Organizers: Francis Massé (Dept. of Geography, York University), Jared Margulies (Department
of Politics, University of Sheffield)
Discussant: Rebecca Witter (Appalachia State University)
From extralegal rhino and elephant hunting, to illegal timber harvesting, to illegal, unregulated,
and underreported fishing (IUU), and the sourcing and trade of birds and reptiles, wildlife crime
and the responses to it are gaining increasing scholarly and policy attention. The International
Consortium on Combating Wildlife Crime (ICCWC) defines wildlife as “all fauna and flora”
(CITES, 2017). It defines crime as “acts committed contrary to national laws and regulations
intended to protect natural resources and to administer their management and use” (Ibid). At the
same time, wildlife crime is also transnational in scope, as the transport and sale of illicitly
harvested or otherwise protected species of fauna and flora make up the growing illegal wildlife
trade (IWT), a multi-billion dollar a year industry (UNDP, 2015).
Studying wildlife crime and the responses to it thus requires multiscalar research including the
spaces and sites of extraction, transit, and consumption of wildlife, to the connections and flows
in-between that span the local to the global. This includes spaces of conservation, the open seas,
surrounding communities, ports of entry and exit, global meetings, and (il)legal sites of purchase
and consumption both online and offline (Hansen et al., 2012; Hübschle, 2016a, 2016b; White,
2016). Efforts to combat wildlife crime similarly take us from local areas of sourcing, such as
protected areas (Lemieux, 2014; Lunstrum, 2014), to international forums and regional policing
agreements (White, 2016), and demand-reduction campaigns (TRAFFIC, 2017). Such efforts
involve communities (Massé et al., 2017; Roe et al., 2015) and increasingly more-thanconservation
actors, both state and non-state (Nurse, 2013). Put simply, wildlife crime and the
ways in which it is responded to are not relegated to a certain scale or political-ecological space.
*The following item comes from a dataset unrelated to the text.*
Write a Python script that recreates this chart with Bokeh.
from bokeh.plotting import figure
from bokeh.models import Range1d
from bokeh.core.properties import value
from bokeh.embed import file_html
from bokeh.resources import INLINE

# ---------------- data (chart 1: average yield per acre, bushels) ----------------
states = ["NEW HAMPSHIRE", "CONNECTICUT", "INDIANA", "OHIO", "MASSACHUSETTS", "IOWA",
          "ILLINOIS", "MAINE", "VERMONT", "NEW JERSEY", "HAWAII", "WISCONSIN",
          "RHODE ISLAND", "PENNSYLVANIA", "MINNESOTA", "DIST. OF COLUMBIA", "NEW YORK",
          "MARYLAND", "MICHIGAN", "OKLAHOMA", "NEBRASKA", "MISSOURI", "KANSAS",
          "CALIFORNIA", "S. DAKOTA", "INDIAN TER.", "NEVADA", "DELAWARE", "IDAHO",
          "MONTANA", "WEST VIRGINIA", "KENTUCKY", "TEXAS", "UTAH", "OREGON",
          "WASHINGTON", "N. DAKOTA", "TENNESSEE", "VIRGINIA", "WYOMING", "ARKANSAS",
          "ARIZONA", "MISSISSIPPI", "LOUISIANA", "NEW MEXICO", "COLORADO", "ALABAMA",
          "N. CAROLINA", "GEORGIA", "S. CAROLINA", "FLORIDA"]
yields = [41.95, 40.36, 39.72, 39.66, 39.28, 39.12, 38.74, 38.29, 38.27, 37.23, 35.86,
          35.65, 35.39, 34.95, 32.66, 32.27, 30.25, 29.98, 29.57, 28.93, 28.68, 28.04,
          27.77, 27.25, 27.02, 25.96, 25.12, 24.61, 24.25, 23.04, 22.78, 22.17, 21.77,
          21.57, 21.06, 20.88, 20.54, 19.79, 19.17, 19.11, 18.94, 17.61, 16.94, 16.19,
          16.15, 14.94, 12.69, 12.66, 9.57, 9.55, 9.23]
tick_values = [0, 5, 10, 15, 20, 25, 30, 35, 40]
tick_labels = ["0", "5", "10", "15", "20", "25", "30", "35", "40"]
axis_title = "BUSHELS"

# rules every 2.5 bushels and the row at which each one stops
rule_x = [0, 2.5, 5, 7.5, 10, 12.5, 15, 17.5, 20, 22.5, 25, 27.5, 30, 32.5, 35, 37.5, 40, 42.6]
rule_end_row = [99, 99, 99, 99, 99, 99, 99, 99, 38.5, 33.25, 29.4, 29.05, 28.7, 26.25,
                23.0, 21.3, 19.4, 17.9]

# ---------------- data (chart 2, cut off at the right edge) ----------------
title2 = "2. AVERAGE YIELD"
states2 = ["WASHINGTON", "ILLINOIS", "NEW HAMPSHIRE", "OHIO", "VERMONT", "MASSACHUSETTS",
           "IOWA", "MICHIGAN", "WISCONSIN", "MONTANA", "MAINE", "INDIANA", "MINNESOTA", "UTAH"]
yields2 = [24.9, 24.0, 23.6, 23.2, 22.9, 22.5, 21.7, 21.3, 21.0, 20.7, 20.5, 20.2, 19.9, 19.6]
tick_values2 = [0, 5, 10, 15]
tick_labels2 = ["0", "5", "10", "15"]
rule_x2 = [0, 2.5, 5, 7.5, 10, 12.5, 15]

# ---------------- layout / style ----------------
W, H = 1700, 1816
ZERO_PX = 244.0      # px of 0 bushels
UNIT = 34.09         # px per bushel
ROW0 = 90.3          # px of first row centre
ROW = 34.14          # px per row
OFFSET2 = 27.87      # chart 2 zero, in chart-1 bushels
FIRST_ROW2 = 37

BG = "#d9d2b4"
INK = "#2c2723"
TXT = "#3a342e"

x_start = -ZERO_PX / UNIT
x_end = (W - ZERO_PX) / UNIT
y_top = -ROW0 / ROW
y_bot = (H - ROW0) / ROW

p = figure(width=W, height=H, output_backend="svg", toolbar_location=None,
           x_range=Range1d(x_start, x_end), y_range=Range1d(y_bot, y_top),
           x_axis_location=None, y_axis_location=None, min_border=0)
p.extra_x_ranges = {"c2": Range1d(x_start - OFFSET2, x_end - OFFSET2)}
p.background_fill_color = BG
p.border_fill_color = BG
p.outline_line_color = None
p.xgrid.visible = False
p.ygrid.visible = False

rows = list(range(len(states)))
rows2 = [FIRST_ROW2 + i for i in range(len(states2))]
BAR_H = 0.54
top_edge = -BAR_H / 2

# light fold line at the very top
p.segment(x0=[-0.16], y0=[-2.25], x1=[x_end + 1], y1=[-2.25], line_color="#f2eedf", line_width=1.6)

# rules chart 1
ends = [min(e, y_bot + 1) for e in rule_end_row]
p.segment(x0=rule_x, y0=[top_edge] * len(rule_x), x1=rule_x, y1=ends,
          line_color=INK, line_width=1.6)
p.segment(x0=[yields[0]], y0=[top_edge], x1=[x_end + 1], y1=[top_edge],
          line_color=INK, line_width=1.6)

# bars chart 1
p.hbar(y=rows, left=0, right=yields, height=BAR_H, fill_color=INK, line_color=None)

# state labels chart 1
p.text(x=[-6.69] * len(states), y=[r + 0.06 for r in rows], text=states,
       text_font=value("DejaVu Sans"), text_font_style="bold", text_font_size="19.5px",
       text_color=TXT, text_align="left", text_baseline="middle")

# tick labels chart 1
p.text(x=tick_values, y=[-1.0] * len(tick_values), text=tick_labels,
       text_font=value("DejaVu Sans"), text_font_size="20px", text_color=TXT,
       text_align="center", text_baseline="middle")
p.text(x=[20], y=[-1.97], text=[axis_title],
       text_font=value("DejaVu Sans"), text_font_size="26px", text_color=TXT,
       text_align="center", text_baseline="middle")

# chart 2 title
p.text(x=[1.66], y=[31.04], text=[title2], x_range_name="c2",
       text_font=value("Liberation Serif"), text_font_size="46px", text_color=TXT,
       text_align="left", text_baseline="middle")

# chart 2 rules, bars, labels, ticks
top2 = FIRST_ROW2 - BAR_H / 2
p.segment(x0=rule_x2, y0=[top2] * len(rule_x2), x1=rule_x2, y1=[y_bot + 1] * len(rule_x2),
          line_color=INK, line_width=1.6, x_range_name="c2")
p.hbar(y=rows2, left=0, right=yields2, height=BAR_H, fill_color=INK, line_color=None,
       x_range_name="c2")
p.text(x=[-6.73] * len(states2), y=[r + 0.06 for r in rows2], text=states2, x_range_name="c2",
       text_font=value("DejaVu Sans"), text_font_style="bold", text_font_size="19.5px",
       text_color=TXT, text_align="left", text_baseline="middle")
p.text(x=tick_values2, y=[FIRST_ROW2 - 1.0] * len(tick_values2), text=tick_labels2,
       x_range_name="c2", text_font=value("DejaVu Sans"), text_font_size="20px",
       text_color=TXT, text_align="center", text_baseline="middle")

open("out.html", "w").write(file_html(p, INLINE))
Moreover, while much of the above might reflect or embody familiar geographical, politicalecological,
and socio-ecological dynamics, we are also seeing new and changing dynamics and
spatialities concerning wildlife crime and efforts to combat it (Büscher, Forthcoming). These
dynamics are shaped by a variety of factors including the very labelling of the illicit harvesting
of wildlife as “crime” and those who engage with harvesting as “criminals.” Wildlife crime is
also increasingly framed as a crisis, “war”, or a security issue connected to organized crime and
terrorism that enfold wildlife crime in geopolitical dynamics that are shaping responses to it and
where such responses take place (Büscher, Forthcoming; Duffy, 2014, 2016; Marijnen, 2017).
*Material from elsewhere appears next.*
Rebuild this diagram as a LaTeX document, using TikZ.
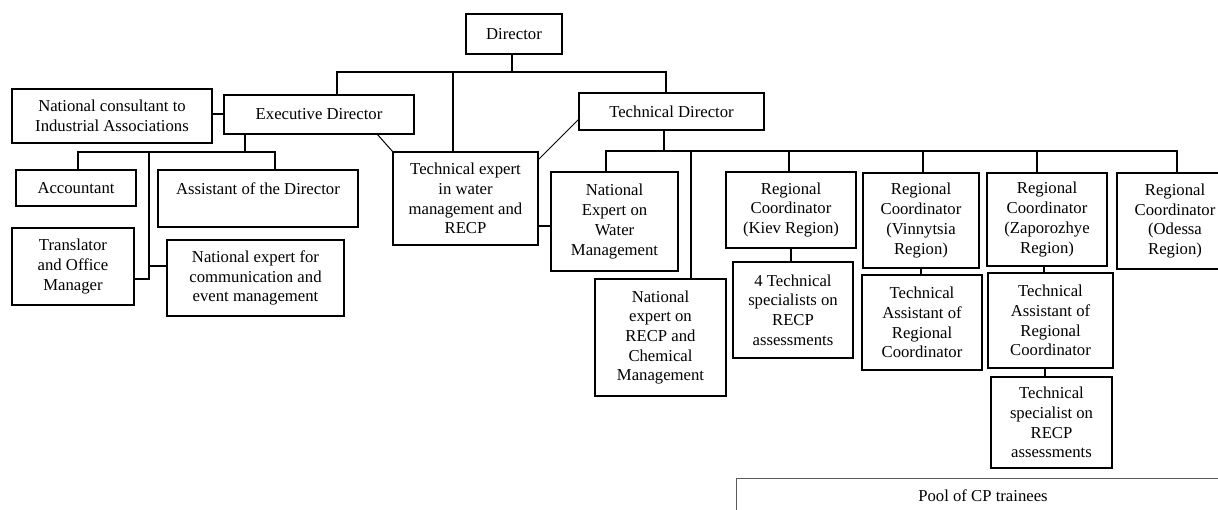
\documentclass[tikz,border=0pt]{standalone}
\usepackage{fontspec}
\setmainfont{Liberation Serif}
\usetikzlibrary{calc}
\newcommand{\orgfont}{\fontsize{16.7}{19.7}\selectfont}
\begin{document}
\begin{tikzpicture}[x=1pt,y=-1pt,
  box/.style={draw, line width=2pt, inner sep=0pt, outer sep=0pt, align=center, font=\orgfont},
  conn/.style={line width=2pt},
  thinconn/.style={line width=1pt},
  poolbox/.style={draw=black!65, line width=0.9pt, inner sep=0pt, outer sep=0pt, font=\orgfont}]
\useasboundingbox (0,0) rectangle (1218,510);
\clip (0,0) rectangle (1218,510);

% boxes
\node[box, minimum width=96, minimum height=40] (dir) at (514,34) {Director};
\node[box, minimum width=190, minimum height=39] (ed) at (319,114.5) {Executive Director};
\node[box, minimum width=200, minimum height=54] (nc) at (112,116) {National consultant to\\Industrial Associations};
\node[box, minimum width=185, minimum height=37] (td) at (671.5,111.5) {Technical Director};
\node[box, minimum width=145, minimum height=93] (te) at (465.5,198.5) {Technical expert\\in water\\management and\\RECP};
\node[box, minimum width=120, minimum height=36] (acc) at (76,188) {Accountant};
\node[box, minimum width=200, minimum height=57] (asst) at (258,198.5) {Assistant of the Director\\\mbox{}};
\node[box, minimum width=122, minimum height=77] (trans) at (73,266.5) {Translator\\and Office\\Manager};
\node[box, minimum width=177, minimum height=76] (nec) at (255.5,278) {National expert for\\communication and\\event management};
\node[box, minimum width=127, minimum height=99] (new) at (614.5,221.5) {National\\Expert on\\Water\\Management};
\node[box, minimum width=131, minimum height=117] (nerecp) at (660.5,337.5) {National\\expert on\\RECP and\\Chemical\\Management};
\node[box, minimum width=130, minimum height=76] (kiev) at (791,210) {Regional\\Coordinator\\(Kiev Region)};
\node[box, minimum width=120, minimum height=96] (kts) at (793,310) {4 Technical\\specialists on\\RECP\\assessments};
\node[box, minimum width=116, minimum height=95] (vin) at (921,220.5) {Regional\\Coordinator\\(Vinnytsia\\Region)};
\node[box, minimum width=120, minimum height=95] (vta) at (922,322.5) {Technical\\Assistant of\\Regional\\Coordinator};
\node[box, minimum width=120, minimum height=93] (zap) at (1047,219.5) {Regional\\Coordinator\\(Zaporozhye\\Region)};
\node[box, minimum width=125, minimum height=95] (zta) at (1050.5,320.5) {Technical\\Assistant of\\Regional\\Coordinator};
\node[box, minimum width=121, minimum height=91] (zts) at (1051.5,422.5) {Technical\\specialist on\\RECP\\assessments};
\node[box, minimum width=116, minimum height=96] (ode) at (1175,221) {Regional\\Coordinator\\(Odessa\\Region)};
\node[poolbox, minimum width=494, minimum height=36] (pool) at (983,496) {Pool of CP trainees};

% Director bus
\coordinate (dstem) at (512,72);
\coordinate (dL) at (337,72);
\coordinate (dM) at (453,72);
\coordinate (dR) at (666,72);
\draw[conn] (dstem |- dir.south) -- (dstem);
\draw[conn] (dL |- ed.north) -- (dL) -- (dR) -- (dR |- td.north);
\draw[conn] (dM) -- (dM |- te.north);

% National consultant to Executive Director
\draw[conn] (nc.east |- ed.west) -- (ed.west);

% Executive Director bus
\coordinate (estem) at (245,152);
\coordinate (eL) at (78,152);
\coordinate (eM) at (149,152);
\coordinate (eR) at (275,152);
\coordinate (eT) at (149,279);
\coordinate (eN) at (149,266);
\draw[conn] (estem |- ed.south) -- (estem);
\draw[conn] (eL |- acc.north) -- (eL) -- (eR) -- (eR |- asst.north);
\draw[conn] (eM) -- (eT) -- (eT -| trans.east);
\draw[conn] (eN) -- (eN -| nec.west);

% diagonal links of the technical expert
\draw[thinconn] ($(ed.south west)+(153,0)$) -- (te.north west);
\draw[thinconn] ($(te.north east)+(0,8)$) -- ($(td.west)+(0,7.5)$);
\draw[conn] ($(te.east)+(0,27.5)$) -- ($(new.west)+(0,4.5)$);

% Technical Director bus
\coordinate (tstem) at (664,151);
\coordinate (t1) at (606,151);
\coordinate (t2) at (691,151);
\coordinate (t3) at (789,151);
\coordinate (t4) at (923,151);
\coordinate (t5) at (1037,151);
\coordinate (t6) at (1177,151);
\draw[conn] (tstem |- td.south) -- (tstem);
\draw[conn] (t1 |- new.north) -- (t1) -- (t6) -- (t6 |- ode.north);
\draw[conn] (t2) -- (t2 |- nerecp.north);
\draw[conn] (t3) -- (t3 |- kiev.north);
\draw[conn] (t4) -- (t4 |- vin.north);
\draw[conn] (t5) -- (t5 |- zap.north);

% regional links
\draw[conn] (kiev.south) -- (kiev.south |- kts.north);
\draw[conn] (vin.south) -- (vin.south |- vta.north);
\coordinate (z1) at (1044,0);
\coordinate (z2) at (1045,0);
\draw[conn] (z1 |- zap.south) -- (z1 |- zta.north);
\draw[conn] (z2 |- zta.south) -- (z2 |- zts.north);
\end{tikzpicture}
\end{document}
The result is that wildlife crime, responses to wildlife crime, and the studying of each is taking
place in new spaces and at new scales prompting an engagement with what might be termed
more-than-conservation spaces, actors, and interests. It is these changing geographies and related
political-/socio-ecological dynamics that this session is primarily interested in. Drawing on the
above, there are three key areas of focus for this session:
1. The spaces (and places) of wildlife crime and responses to it;
2. The ways in which the political-ecological and socio-ecological dynamics of wildlife crime
intersect with the geopolitical and political-geographic;
3. How these changes might influence or necessitate new approaches to studying wildlife crime.
Of particular interest are presentations that bring light to novel developments and/or changes to
each with a view to why such changes are occurring and what the implications might be.
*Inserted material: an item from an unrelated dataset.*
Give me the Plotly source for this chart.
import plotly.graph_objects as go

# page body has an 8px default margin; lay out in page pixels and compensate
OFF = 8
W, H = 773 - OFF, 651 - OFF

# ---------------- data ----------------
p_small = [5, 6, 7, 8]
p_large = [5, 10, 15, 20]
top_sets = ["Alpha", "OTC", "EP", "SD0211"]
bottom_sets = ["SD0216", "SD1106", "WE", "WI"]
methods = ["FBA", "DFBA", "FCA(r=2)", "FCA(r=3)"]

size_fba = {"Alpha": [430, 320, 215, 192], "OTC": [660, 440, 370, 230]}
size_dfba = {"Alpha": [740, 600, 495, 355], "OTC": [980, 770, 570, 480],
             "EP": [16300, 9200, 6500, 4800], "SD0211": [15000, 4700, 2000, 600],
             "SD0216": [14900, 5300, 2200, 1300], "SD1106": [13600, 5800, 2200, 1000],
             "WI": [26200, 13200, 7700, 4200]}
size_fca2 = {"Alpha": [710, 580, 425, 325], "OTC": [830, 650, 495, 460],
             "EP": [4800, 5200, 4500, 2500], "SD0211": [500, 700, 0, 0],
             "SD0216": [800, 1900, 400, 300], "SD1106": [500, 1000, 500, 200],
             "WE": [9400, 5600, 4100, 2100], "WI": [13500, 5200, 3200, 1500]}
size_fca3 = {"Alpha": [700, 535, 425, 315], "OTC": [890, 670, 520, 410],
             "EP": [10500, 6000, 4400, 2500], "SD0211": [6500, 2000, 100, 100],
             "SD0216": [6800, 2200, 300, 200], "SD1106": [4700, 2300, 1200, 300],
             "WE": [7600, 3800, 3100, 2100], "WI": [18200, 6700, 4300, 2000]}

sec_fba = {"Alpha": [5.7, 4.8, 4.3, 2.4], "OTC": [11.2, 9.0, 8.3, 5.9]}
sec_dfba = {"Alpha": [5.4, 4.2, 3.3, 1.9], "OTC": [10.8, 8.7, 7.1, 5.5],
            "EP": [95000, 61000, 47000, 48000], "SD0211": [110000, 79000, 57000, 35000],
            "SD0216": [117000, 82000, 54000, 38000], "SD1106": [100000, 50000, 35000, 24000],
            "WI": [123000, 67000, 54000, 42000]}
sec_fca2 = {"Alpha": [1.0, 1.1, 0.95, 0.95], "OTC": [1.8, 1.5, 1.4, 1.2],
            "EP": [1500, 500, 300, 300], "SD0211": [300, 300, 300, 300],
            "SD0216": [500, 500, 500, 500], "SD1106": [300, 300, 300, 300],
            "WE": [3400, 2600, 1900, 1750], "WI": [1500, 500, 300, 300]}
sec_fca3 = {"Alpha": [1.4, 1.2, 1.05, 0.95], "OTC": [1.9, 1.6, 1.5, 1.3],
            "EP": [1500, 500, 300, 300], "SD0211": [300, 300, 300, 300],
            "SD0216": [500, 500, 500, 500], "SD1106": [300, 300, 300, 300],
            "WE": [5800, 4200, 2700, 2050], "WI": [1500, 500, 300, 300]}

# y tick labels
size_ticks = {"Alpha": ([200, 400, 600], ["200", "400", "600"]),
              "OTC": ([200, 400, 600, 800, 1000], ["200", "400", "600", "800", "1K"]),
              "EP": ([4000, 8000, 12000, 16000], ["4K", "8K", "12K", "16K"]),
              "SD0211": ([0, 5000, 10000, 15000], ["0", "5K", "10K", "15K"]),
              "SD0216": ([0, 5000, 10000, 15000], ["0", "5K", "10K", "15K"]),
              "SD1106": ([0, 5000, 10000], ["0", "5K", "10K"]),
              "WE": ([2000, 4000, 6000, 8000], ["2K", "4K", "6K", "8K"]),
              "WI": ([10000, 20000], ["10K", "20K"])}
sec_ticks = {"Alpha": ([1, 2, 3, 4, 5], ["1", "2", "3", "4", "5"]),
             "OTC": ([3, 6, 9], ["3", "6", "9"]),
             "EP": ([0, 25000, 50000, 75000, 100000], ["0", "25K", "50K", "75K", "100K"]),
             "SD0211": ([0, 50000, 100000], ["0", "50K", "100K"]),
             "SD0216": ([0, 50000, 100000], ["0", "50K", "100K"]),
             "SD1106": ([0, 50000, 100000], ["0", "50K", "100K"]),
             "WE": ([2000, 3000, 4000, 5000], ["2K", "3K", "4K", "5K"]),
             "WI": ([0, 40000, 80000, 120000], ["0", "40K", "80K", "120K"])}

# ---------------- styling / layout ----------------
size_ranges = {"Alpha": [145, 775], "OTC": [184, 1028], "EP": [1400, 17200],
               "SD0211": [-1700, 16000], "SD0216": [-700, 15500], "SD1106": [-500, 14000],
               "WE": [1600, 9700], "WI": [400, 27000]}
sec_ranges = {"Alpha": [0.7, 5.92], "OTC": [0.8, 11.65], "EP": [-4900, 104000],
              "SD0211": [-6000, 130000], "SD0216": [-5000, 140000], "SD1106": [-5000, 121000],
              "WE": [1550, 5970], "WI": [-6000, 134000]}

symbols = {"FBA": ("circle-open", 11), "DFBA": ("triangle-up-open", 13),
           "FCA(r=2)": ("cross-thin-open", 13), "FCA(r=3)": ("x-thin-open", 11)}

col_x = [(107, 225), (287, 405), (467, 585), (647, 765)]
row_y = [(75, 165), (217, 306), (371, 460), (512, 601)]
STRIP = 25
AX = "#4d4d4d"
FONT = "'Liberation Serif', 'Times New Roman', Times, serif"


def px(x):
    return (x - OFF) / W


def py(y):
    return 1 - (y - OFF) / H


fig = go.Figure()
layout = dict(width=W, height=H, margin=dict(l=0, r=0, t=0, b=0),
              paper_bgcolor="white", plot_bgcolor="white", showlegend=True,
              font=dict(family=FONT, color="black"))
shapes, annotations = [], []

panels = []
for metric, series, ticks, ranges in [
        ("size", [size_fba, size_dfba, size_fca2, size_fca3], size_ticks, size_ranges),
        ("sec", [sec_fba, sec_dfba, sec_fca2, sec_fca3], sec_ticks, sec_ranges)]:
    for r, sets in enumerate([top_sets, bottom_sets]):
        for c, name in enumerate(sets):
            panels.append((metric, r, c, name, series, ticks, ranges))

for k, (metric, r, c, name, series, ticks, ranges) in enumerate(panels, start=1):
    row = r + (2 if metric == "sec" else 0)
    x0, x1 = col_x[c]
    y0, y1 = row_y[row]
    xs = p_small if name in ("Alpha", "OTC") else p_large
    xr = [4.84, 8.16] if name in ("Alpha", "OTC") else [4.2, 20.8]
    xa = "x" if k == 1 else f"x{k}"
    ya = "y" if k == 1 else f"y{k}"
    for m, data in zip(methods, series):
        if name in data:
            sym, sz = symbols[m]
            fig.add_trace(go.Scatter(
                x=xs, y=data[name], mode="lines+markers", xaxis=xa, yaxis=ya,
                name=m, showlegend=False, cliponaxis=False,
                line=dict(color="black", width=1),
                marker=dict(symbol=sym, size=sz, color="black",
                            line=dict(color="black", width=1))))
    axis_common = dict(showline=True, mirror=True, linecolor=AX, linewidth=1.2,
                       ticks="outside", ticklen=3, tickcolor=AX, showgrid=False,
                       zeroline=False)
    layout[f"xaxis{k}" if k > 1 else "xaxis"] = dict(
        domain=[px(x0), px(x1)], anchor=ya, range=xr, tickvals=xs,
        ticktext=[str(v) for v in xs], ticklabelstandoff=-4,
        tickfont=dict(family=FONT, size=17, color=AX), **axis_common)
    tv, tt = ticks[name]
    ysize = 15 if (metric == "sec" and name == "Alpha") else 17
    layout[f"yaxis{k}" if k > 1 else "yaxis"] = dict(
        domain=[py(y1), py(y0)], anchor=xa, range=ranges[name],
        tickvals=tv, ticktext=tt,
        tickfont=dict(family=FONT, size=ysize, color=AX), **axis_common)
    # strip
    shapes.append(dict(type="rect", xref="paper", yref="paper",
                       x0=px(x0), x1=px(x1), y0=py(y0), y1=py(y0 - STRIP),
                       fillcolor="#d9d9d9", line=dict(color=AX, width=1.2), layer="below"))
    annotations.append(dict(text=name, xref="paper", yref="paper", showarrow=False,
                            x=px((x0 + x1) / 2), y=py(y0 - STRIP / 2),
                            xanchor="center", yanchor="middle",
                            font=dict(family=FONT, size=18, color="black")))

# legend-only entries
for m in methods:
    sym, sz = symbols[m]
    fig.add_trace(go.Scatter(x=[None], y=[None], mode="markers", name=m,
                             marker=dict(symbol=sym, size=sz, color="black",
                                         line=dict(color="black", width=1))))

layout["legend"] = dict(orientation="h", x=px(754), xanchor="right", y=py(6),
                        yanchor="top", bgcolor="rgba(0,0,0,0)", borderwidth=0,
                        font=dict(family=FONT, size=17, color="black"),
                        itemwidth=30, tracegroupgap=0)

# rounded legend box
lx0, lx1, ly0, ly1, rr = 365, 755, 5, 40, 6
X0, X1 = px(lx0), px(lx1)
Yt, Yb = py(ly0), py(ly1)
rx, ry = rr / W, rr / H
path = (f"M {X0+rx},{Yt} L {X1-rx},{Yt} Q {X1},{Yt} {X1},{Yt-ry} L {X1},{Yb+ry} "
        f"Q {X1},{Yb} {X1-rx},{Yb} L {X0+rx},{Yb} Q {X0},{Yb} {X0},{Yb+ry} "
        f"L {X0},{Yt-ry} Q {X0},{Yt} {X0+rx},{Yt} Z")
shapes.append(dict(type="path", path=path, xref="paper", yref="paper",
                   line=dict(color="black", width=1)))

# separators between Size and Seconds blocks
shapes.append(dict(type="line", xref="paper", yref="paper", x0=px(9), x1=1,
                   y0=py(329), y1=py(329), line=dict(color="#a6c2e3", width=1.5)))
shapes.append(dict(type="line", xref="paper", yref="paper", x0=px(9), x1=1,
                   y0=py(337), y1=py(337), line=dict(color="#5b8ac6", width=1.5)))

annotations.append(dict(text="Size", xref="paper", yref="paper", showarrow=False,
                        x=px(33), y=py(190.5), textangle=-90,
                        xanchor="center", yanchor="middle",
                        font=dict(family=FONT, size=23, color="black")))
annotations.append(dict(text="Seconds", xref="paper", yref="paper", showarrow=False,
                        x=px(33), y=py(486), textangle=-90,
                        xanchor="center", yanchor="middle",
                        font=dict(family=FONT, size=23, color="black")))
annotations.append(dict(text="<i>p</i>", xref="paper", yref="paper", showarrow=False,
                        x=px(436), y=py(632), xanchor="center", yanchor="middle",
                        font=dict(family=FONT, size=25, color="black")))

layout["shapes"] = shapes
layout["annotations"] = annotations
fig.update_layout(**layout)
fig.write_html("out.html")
Specific topics might include, but are not limited to:
• The changing spatialities and geographies of wildlife crime and the responses to it.
• Legal geographies related to the illicit harvesting of wildlife and the production of
“crime” and “criminals.”
• New understandings and problematizations of what might be considered “wildlife crime”
and wildlife law enforcement.
• The multi-scalar nature of wildlife crime and the connections between local and global
ecologies and political-dynamics.
• Shifting and new geopolitics and political-geographies of wildlife crime and responses.
• The intersection of wildlife crime and related enforcement measures with other sectors
and geopolitical, political-geographical, and political-ecological dynamics.
• Theoretical and conceptual approaches to studying wildlife crime.
• Innovative ways to study wildlife crime and responses to it.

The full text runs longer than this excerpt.